About a month ago I was attending a friends retirement party - it was so fun to be included and visit with previous co-workers! There was one there in particular that we struck up a conversation about kiddos. You see when we worked together, she was just starting her family and we would often chat about family traditions and parenting tips and tricks. Another subject that I love to dive into!! It was fun to catch up and get another hug after a year apart. The next day I am shopping at our local Target and as we were passing the toy isle who do you suppose I ran into...yep, this special mama friend. Ok, God twice in two days and not for a whole year before that. This is when I begin to lean into conversations and am open to what God may be at work in. I was able to have silly conversations with her son and we chatted for just a brief moment when she asked me a question. Now let's remember that I am currently trying to find my "New Normal" and am not committing to things or hosting people at my home, I am just not ready.
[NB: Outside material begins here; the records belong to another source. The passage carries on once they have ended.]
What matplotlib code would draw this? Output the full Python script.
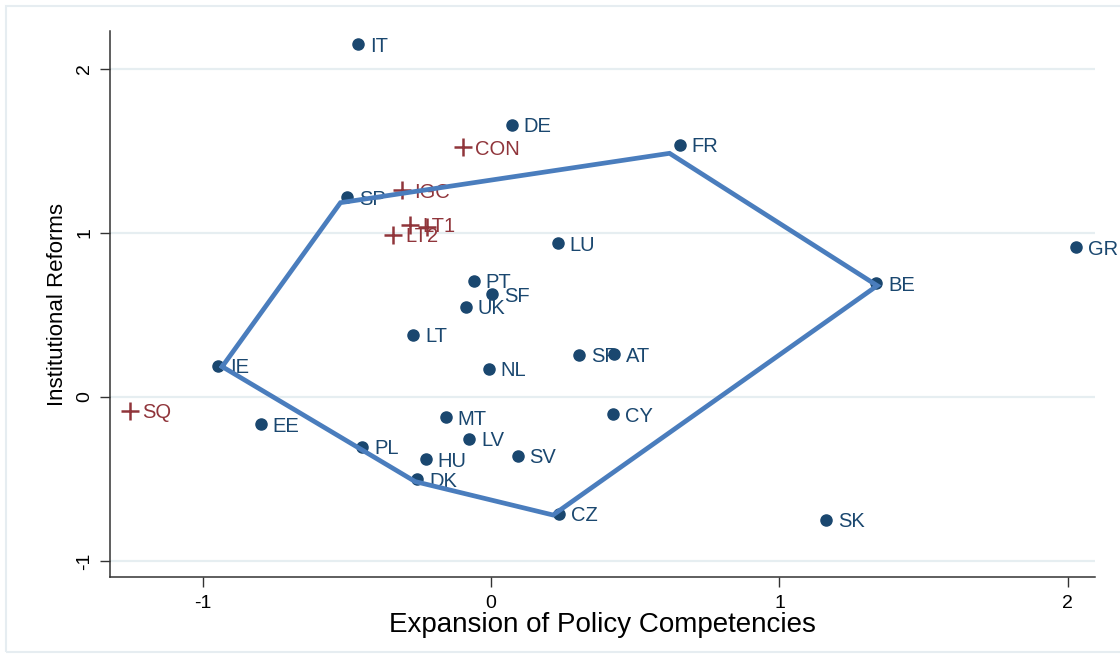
import matplotlib
matplotlib.use("Agg")
import matplotlib.pyplot as plt
from matplotlib.patches import Rectangle

plt.rcParams['font.family'] = ['Liberation Sans', 'DejaVu Sans']
plt.rcParams['axes.unicode_minus'] = False

# member states (navy dots)
states = ["IT", "DE", "FR", "SP", "LU", "GR", "PT", "SF", "UK", "BE", "LT", "SP", "AT",
          "IE", "NL", "MT", "CY", "EE", "LV", "PL", "SV", "HU", "DK", "CZ", "SK"]
states_x = [-0.460, 0.072, 0.654, -0.499, 0.232, 2.029, -0.059, 0.004, -0.088, 1.335, -0.270, 0.306, 0.427,
            -0.945, -0.007, -0.157, 0.422, -0.799, -0.076, -0.446, 0.092, -0.226, -0.255, 0.235, 1.163]
states_y = [2.152, 1.659, 1.537, 1.218, 0.939, 0.913, 0.709, 0.626, 0.551, 0.693, 0.378, 0.256, 0.262,
            0.189, 0.171, -0.124, -0.104, -0.165, -0.256, -0.303, -0.358, -0.380, -0.502, -0.713, -0.750]

# treaty / reference points (red plus)
refs = ["CON", "IGC", "LT1", "", "LT2", "SQ"]
refs_x = [-0.096, -0.309, -0.280, -0.222, -0.339, -1.252]
refs_y = [1.523, 1.262, 1.049, 1.038, 0.988, -0.084]

# hull outline
hull_x = [-0.932, -0.522, 0.619, 1.339, 0.215, -0.263, -0.932]
hull_y = [0.185, 1.185, 1.486, 0.679, -0.720, -0.516, 0.185]

navy = "#1a476f"
maroon = "#90353b"
blue = "#4a7dbd"

fig = plt.figure(figsize=(11.2, 6.58), dpi=100)
fig.patches.append(Rectangle((6/1120, 6/658), 1.2, 1 - 12/658, transform=fig.transFigure,
                             fill=False, edgecolor="#e6edf1", linewidth=1.5, zorder=0))
ax = fig.add_axes([110/1120, 1 - 577/658, (1095 - 110)/1120, (577 - 31)/658])

ax.set_xlim(-1.321, 2.094)
ax.set_ylim(-1.098, 2.232)

for v in [-1, 0, 1, 2]:
    ax.axhline(v, color="#e6eef1", lw=1.6, zorder=0)

ax.plot(states_x, states_y, "o", color=navy, ms=8, zorder=3)
for s, x, y in zip(states, states_x, states_y):
    ax.annotate(s, (x, y), xytext=(8.5, 0), textcoords="offset points",
                ha="left", va="center_baseline", color=navy, fontsize=14.5, zorder=3)

ax.plot(refs_x, refs_y, "+", color=maroon, ms=13, mew=1.8, zorder=3)
for s, x, y in zip(refs, refs_x, refs_y):
    if s:
        ax.annotate(s, (x, y), xytext=(8.5, 0), textcoords="offset points",
                    ha="left", va="center_baseline", color=maroon, fontsize=14.5, zorder=3)

ax.plot(hull_x, hull_y, color=blue, lw=3.4, solid_joinstyle="miter", zorder=4)

for side in ["top", "right"]:
    ax.spines[side].set_visible(False)
for side in ["left", "bottom"]:
    ax.spines[side].set_color("#333333")
    ax.spines[side].set_linewidth(1.1)

ax.set_xticks([-1, 0, 1, 2])
ax.set_yticks([-1, 0, 1, 2])
ax.tick_params(axis="both", direction="out", length=7, width=1, color="#333333", labelsize=14)
ax.tick_params(axis="y", pad=5)
ax.tick_params(axis="x", pad=6)
for lab in ax.get_yticklabels():
    lab.set_rotation(90)
    lab.set_va("center")

ax.set_xlabel("Expansion of Policy Competencies", fontsize=20, labelpad=0)
ax.set_ylabel("Institutional Reforms", fontsize=16, labelpad=6)

fig.savefig("out.png", dpi=100)
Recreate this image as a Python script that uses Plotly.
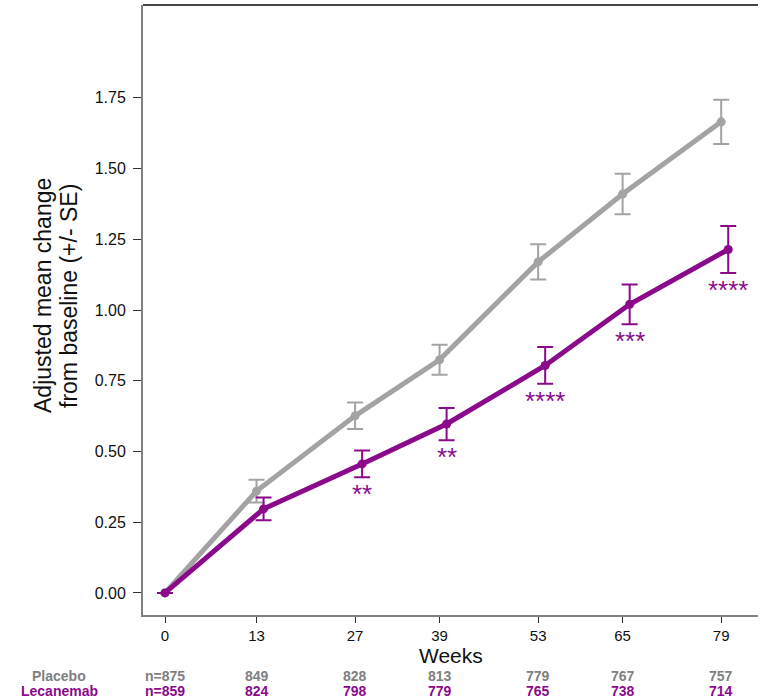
import plotly.graph_objects as go

# Study visits (weeks)
weeks = [0, 13, 27, 39, 53, 65, 79]

# Adjusted mean change from baseline and standard errors
placebo_mean = [0.0, 0.36, 0.626, 0.824, 1.17, 1.41, 1.665]
placebo_se = [0.0, 0.040, 0.047, 0.053, 0.062, 0.072, 0.078]
lecanemab_mean = [0.0, 0.297, 0.456, 0.597, 0.804, 1.02, 1.214]
lecanemab_se = [0.0, 0.040, 0.047, 0.057, 0.065, 0.070, 0.083]

# Significance markers for lecanemab vs placebo
lecanemab_sig = ["", "", "**", "**", "****", "***", "****"]

# Number of participants at each visit
placebo_n = ["n=875", "849", "828", "813", "779", "767", "757"]
lecanemab_n = ["n=859", "824", "798", "779", "765", "738", "714"]

GRAY = "#a3a3a3"
PURPLE = "#8b0a8b"
FONT = "Arial, Liberation Sans, sans-serif"

# small horizontal dodge so the two series' error bars don't overlap
dodge = 1.0
lec_x = [w + (dodge if w > 0 else 0) for w in weeks]

# plot area in pixels (used to place labels outside the axes)
L, T, B, H, W = 143, 5, 85, 700, 758
PW, PH = W - L, H - T - B


def px_x(px):
    return (px - L) / PW


def px_y(py):
    return (H - B - py) / PH


fig = go.Figure()

fig.add_trace(go.Scatter(
    x=weeks, y=placebo_mean, mode="lines+markers", name="Placebo",
    line=dict(color=GRAY, width=5), marker=dict(color=GRAY, size=9),
    error_y=dict(type="data", array=placebo_se, visible=True,
                 color=GRAY, thickness=2, width=8),
))
fig.add_trace(go.Scatter(
    x=lec_x, y=lecanemab_mean, mode="lines+markers", name="Lecanemab",
    line=dict(color=PURPLE, width=5), marker=dict(color=PURPLE, size=9),
    error_y=dict(type="data", array=lecanemab_se, visible=True,
                 color=PURPLE, thickness=2, width=8),
))

annotations = []
for x, m, se, s in zip(lec_x, lecanemab_mean, lecanemab_se, lecanemab_sig):
    if s:
        annotations.append(dict(
            x=x, y=m - se, xref="x", yref="y", text=s, showarrow=False,
            xanchor="center", yanchor="top", yshift=0,
            font=dict(family=FONT, size=26, color=PURPLE),
        ))

# participant counts table below the axis
row_y = {"placebo": px_y(676), "lecanemab": px_y(691)}
tbl_font = 14
for w, pn, ln in zip(weeks, placebo_n, lecanemab_n):
    annotations.append(dict(x=w, y=row_y["placebo"], xref="x", yref="paper",
                            text=f"<b>{pn}</b>", showarrow=False, xanchor="center",
                            yanchor="middle",
                            font=dict(family=FONT, size=tbl_font, color="#808080")))
    annotations.append(dict(x=w, y=row_y["lecanemab"], xref="x", yref="paper",
                            text=f"<b>{ln}</b>", showarrow=False, xanchor="center",
                            yanchor="middle",
                            font=dict(family=FONT, size=tbl_font, color=PURPLE)))
annotations.append(dict(x=px_x(59), y=row_y["placebo"], xref="paper", yref="paper",
                        text="<b>Placebo</b>", showarrow=False, xanchor="center",
                        yanchor="middle",
                        font=dict(family=FONT, size=tbl_font, color="#808080")))
annotations.append(dict(x=px_x(59), y=row_y["lecanemab"], xref="paper", yref="paper",
                        text="<b>Lecanemab</b>", showarrow=False, xanchor="center",
                        yanchor="middle",
                        font=dict(family=FONT, size=tbl_font, color=PURPLE)))

# axis titles
annotations.append(dict(x=0.5, y=px_y(655), xref="paper", yref="paper", text="Weeks",
                        showarrow=False, xanchor="center", yanchor="middle",
                        font=dict(family=FONT, size=21, color="#111111")))
annotations.append(dict(x=px_x(43), y=px_y(296), xref="paper", yref="paper",
                        text="Adjusted mean change", showarrow=False, textangle=-90,
                        xanchor="center", yanchor="middle",
                        font=dict(family=FONT, size=23, color="#111111")))
annotations.append(dict(x=px_x(69), y=px_y(296), xref="paper", yref="paper",
                        text="from baseline (+/- SE)", showarrow=False, textangle=-90,
                        xanchor="center", yanchor="middle",
                        font=dict(family=FONT, size=23, color="#111111")))

fig.update_layout(
    width=W, height=H,
    margin=dict(l=L, r=0, t=T, b=B),
    paper_bgcolor="white", plot_bgcolor="white",
    showlegend=False,
    font=dict(family=FONT, color="#111111"),
    annotations=annotations,
    shapes=[dict(type="line", xref="paper", yref="paper", x0=0, x1=1, y0=1, y1=1,
                 line=dict(color="#444444", width=2))],
)
fig.update_xaxes(
    range=[-3.125, 84.23], tickvals=weeks, ticktext=[str(w) for w in weeks],
    showgrid=False, zeroline=False, showline=True, linecolor="#808080", linewidth=2,
    ticks="outside", ticklen=6, tickcolor="#333333", tickwidth=1,
    tickfont=dict(family=FONT, size=15, color="#111111"),
)
fig.update_yaxes(
    range=[-0.078, 2.078], tickvals=[0, 0.25, 0.5, 0.75, 1.0, 1.25, 1.5, 1.75],
    tickformat=".2f", showgrid=False, zeroline=False, showline=True,
    linecolor="#808080", linewidth=2, ticks="outside", ticklen=8,
    tickcolor="#333333", tickwidth=1, ticklabelstandoff=4,
    tickfont=dict(family=FONT, size=16, color="#111111"),
)

fig.write_html("out.html")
She proceeded to ask the question "So are you still having your morning Bible study at your house weekly, because I would love to come." well without thinking twice I blurted out "Yes, yes I am" we exchanged numbers and went on our way. As I was walking away I giggled a bit and said to God - "well ok, I guess I am ready".
There is more to the story - the next day I ran into a friend at church and in the end of the conversation I asked her if she worked in the morning, to which she replied no..."I would love to come to a Bible study". Ok God two people in two days...yep, I guess you will make a way when there seams to be no way. I am not ready, but apparently YOU are.
I just love to watch God at work so now it is Tuesday and I find myself out to lunch with a couple of friends. I just have to share my story with them, it is at that moment that one of them (literally) throws her arms up in the air and exclaims "Yay!! I have been praying that you would start this back up, I'm in!" from there more women have joined in and God is at work, ministering to these women, in my living room each week. My role was to just say "Yes!" even when I didn't think I was ready.
So this is one of my stories of God speaking into my life - through people. I keep my eyes and ears open to when God my be at work in someones life and I am typically ready to be available however asked. Because to me there is no grater seat in life that to be in the front row of God at work.
I ask you - are you willing, even when you don't feel ready?! At the end of the day it is not me at all, it is all God at work through my simple actions: Saying Yes, inviting people over, brewing coffee (and Kuerig is a huge help), asking questions, and being available. I don't have the answers, and that is what helps me as I am finding my "New Normal". I don't and won't have the answers, and in that I get to rest in the peace that God has the Next Chapter figured out - and I trust the author. So here is where I will rest and try everyday to enjoy the journey.
Love deep my friends, and open your heart to what God may be prompting you to say "Yes" to whether you are ready or not!